ORIGIN

HDU-1708 Fibonacci String

2019-12-20

ACM Math String HDU Fibonacci 3 mins613 words

Fibonacci String

After little Jim learned Fibonacci Number in the class , he was very interest in it.
Now he is thinking about a new thing – Fibonacci String .

He defines : str[n] = str[n-1] + str[n-2] ( n > 1 )

He is so crazying that if someone gives him two strings str[0] and str[1], he will calculate the str[2],str[3],str[4] , str[5]…

For example :
If str[0] = “ab”; str[1] = “bc”;
he will get the result , str[2]=“abbc”, str[3]=“bcabbc” , str[4]=“abbcbcabbc” …………;

As the string is too long ,Jim can’t write down all the strings in paper. So he just want to know how many times each letter appears in Kth Fibonacci String . Can you help him ?

Input

The first line contains a integer N which indicates the number of test cases.
Then N cases follow.
In each case,there are two strings str[0], str[1] and a integer K (0 <= K < 50) which are separated by a blank.
The string in the input will only contains less than 30 low-case letters.

Output

For each case,you should count how many times each letter appears in the Kth Fibonacci String and print out them in the format “X:N”.
If you still have some questions, look the sample output carefully.
Please output a blank line after each test case.

To make the problem easier, you can assume the result will in the range of int.

Sample Input

1
2

1
ab bc 3

Sample Output

a:1
b:3
c:2
d:0
e:0
f:0
g:0
h:0
i:0
j:0
k:0
l:0
m:0
n:0
o:0
p:0
q:0
r:0
s:0
t:0
u:0
v:0
w:0
x:0
y:0
z:0

Analysis

This problem has a regular pattern. Let me show you.

Assume that $str[0] = 0 \space str[1] = 1$ .

occurrence times	0	1	2	3	4	5
	0	1	01	101	01101	10101101
0	1	0	1	1	2	3
1	0	1	1	2	3	5

From the table above, we can see that for $K-th$ Fibonacci String, the occurrence times of the first basic string is $Fibonacci[K - 1]$ . And the occurrence times of the second basic string is $Fibonacci[K]$. (Fibonacci started from 0);

So for the $K-th$ Fibonacci String, all the letters occurrence times is the number of occurrences in the first basic string times $Fibonacci[K - 1]$ + the number of occurrences in the second basic string times $Fibonacci[K]$ .

And remember there is a blank line after each test case.

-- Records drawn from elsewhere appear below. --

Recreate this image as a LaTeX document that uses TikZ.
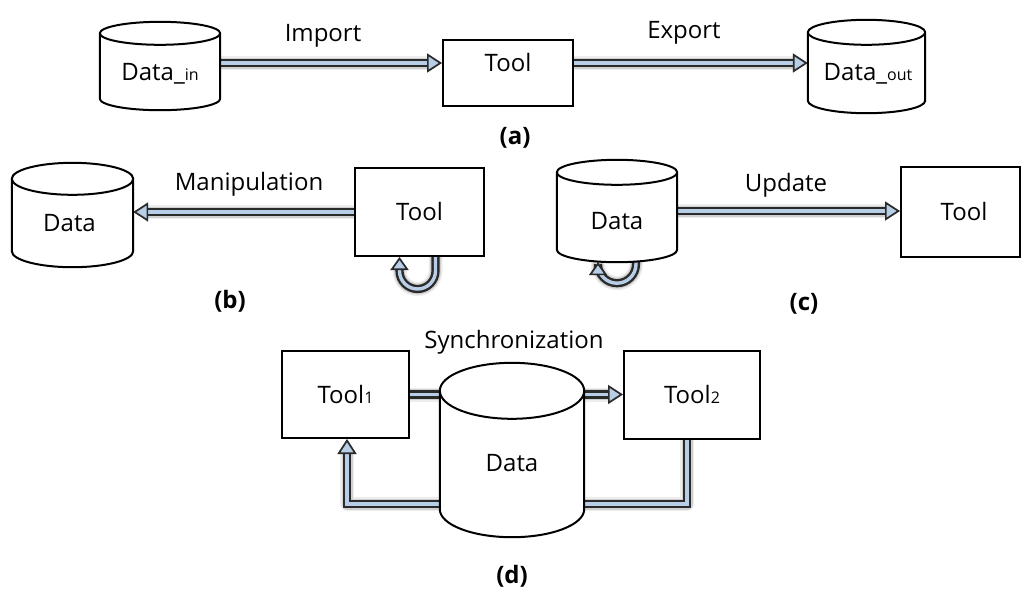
\documentclass[tikz,border=0pt]{standalone}
\usepackage{fontspec}
\setmainfont{Open Sans}
\usetikzlibrary{arrows.meta,bending,calc}

\definecolor{flowfill}{HTML}{B8CEE6}
\definecolor{flowedge}{HTML}{2A2A2A}

\tikzset{
  every node/.style={font=\fontsize{24}{28}\selectfont, text height=17.1pt, text depth=0pt, inner sep=0pt},
  caption/.style={font=\bfseries\fontsize{24}{28}\selectfont},
  toolbox/.style={draw=black, line width=2pt, fill=white},
  drumframe/.style={inner sep=0pt},
  drumline/.style={draw=black, line width=2pt, fill=white, line join=round},
  flowbase/.style={draw=flowedge, line width=2.4pt, double=flowfill, double distance=3.4pt,
    preaction={draw=black, draw opacity=0.07, line width=14pt, line join=round},
    preaction={draw=black, draw opacity=0.12, line width=11pt, line join=round}},
  flow/.style={flowbase,
    -{Triangle[length=15pt, width=19pt, color=flowedge, fill=flowfill, line width=1.7pt]}},
  loopflow/.style={flowbase,
    -{Triangle[bend, length=13pt, width=18pt, color=flowedge, fill=flowfill, line width=1.7pt]}},
}

% smaller text used for the index after a name
\newcommand{\sm}[1]{{\fontsize{16}{18}\selectfont #1}}

% database drum drawn over the frame node #1, with ellipse half-height #2
\newcommand{\drumoutline}[2]{%
  \path let \p1=(#1.north west), \p2=(#1.south east) in
    [drumline] (\x1,\y1-#2) -- (\x1,\y2+#2)
      arc[start angle=180, end angle=360, x radius={(\x2-\x1)/2}, y radius=#2]
      -- (\x2,\y1-#2)
      arc[start angle=0, end angle=180, x radius={(\x2-\x1)/2}, y radius=#2] -- cycle
    (\x1,\y1-#2)
      arc[start angle=180, end angle=360, x radius={(\x2-\x1)/2}, y radius=#2];
}

\begin{document}
\begin{tikzpicture}[x=1pt, y=-1pt]
\useasboundingbox (0,0) rectangle (1022,590);

% ---- (a) import / export
\node[drumframe, minimum width=120pt, minimum height=88pt] (din) at (160,66) {};
\node[toolbox, minimum width=130pt, minimum height=66pt] (ta) at (508,73) {\raisebox{10pt}{Tool}};
\node[drumframe, minimum width=117pt, minimum height=93pt] (dout) at (866.5,66.5) {};
\node (lblimport) at (323,33) {Import};
\node (lblexport) at (684,30) {Export};
\node[caption] (capa) at (515,136) {(a)};
\coordinate (rowa) at (0,63);
\draw[flow] (din.east |- rowa) -- (ta.west |- rowa);
\draw[flow] (ta.east |- rowa) -- (dout.west |- rowa);

% ---- (b) manipulation
\node[drumframe, minimum width=121pt, minimum height=104pt] (db) at (72.5,215) {};
\node[toolbox, minimum width=129pt, minimum height=88pt] (tb) at (419.5,212) {Tool};
\node (lblmanip) at (249,182) {Manipulation};
\node[caption] (capb) at (230,300) {(b)};
\draw[flow] (tb.west) -- (db.east |- tb.west);
\draw[loopflow] ([xshift=16pt]tb.south) -- ++(0,14)
  arc[start angle=0, end angle=-180, radius=18pt] -- ([xshift=-20pt]tb.south);

% ---- (c) update
\node[drumframe, minimum width=120pt, minimum height=102pt] (dc) at (617,211) {};
\node[toolbox, minimum width=119pt, minimum height=90pt] (tc) at (960.5,212) {\hspace*{7pt}Tool};
\node (lblupdate) at (786,183) {Update};
\node[caption] (capc) at (804,302) {(c)};
\draw[flow] (dc.east) -- (dc.east -| tc.west);
\draw[loopflow] ([xshift=19pt]dc.south) -- ++(0,2)
  arc[start angle=0, end angle=-180, radius=19pt] -- ([xshift=-19pt]dc.south);

% ---- (d) synchronization
\node[toolbox, minimum width=127pt, minimum height=87pt] (t1) at (345.5,394.5) {Tool\sm{1}};
\node[drumframe, minimum width=144pt, minimum height=174pt] (dd) at (512,450) {};
\node[toolbox, minimum width=136pt, minimum height=88pt] (t2) at (692,395) {Tool\sm{2}};
\node (lblsync) at (514,340) {Synchronization};
\node[caption] (capd) at (512,575) {(d)};
\draw[flow] (t1.east) -- (t1.east -| t2.west);
\draw[flow] ([xshift=-5pt]t2.south) -- ++(0,64) -| ([xshift=1.5pt]t1.south);

% ---- drums on top of the connectors
\drumoutline{din}{11.5pt}
\drumoutline{dout}{12.5pt}
\drumoutline{db}{16pt}
\drumoutline{dc}{12.5pt}
\drumoutline{dd}{28pt}

\node (din-text) at (160,72) {Data\_\sm{in}};
\node (dout-text) at (868,72) {Data\_\sm{out}};
\node (db-text) at (69.5,223) {Data};
\node (dc-text) at (617,221) {Data};
\node (dd-text) at (512,463) {Data};
\end{tikzpicture}
\end{document}
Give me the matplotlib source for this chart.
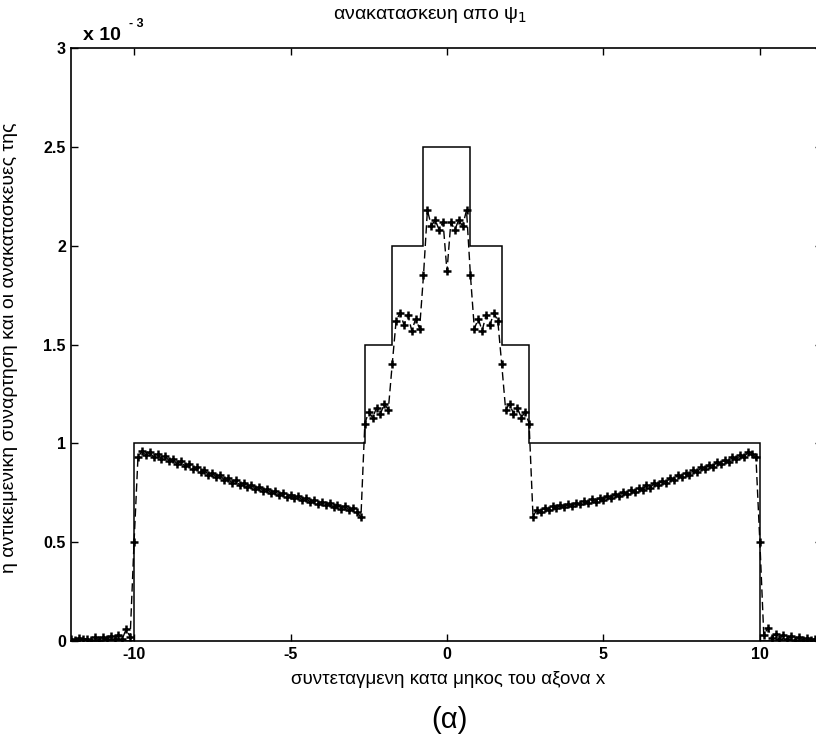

And if you are using map, don’t forget to clear it before using it.

Code

#include<bits/stdc++.h>

using namespace std;

map<char,int> as;
map<char,int> bs;

int f[100];
void fib() {
	f[0] = 0;
	f[1] = 1;
	for(int i = 2; i < 52; i ++) {
		f[i] = f[i - 1] + f[i - 2];
	}
}
int main() {
	fib();
	int t;
	cin >> t;
	while(t --) {
		as.clear(); bs.clear();
		string a, b;
		int n;
		cin >> a >> b >> n;
		for(int i = 0; i < a.length(); i ++) {
			as[a[i]] ++;
		}
		for(int i = 0; i < b.length(); i ++) {
			bs[b[i]] ++;
		}
		for(char i = 'a'; i <= 'z'; i ++) {
			if(n == 0) cout << i << ":" << as[i] << endl;
			else cout << i << ":" << as[i] * f[n - 1] + bs[i] * f[n] << endl; 
		}
		cout << endl;
	}
	return 0;
}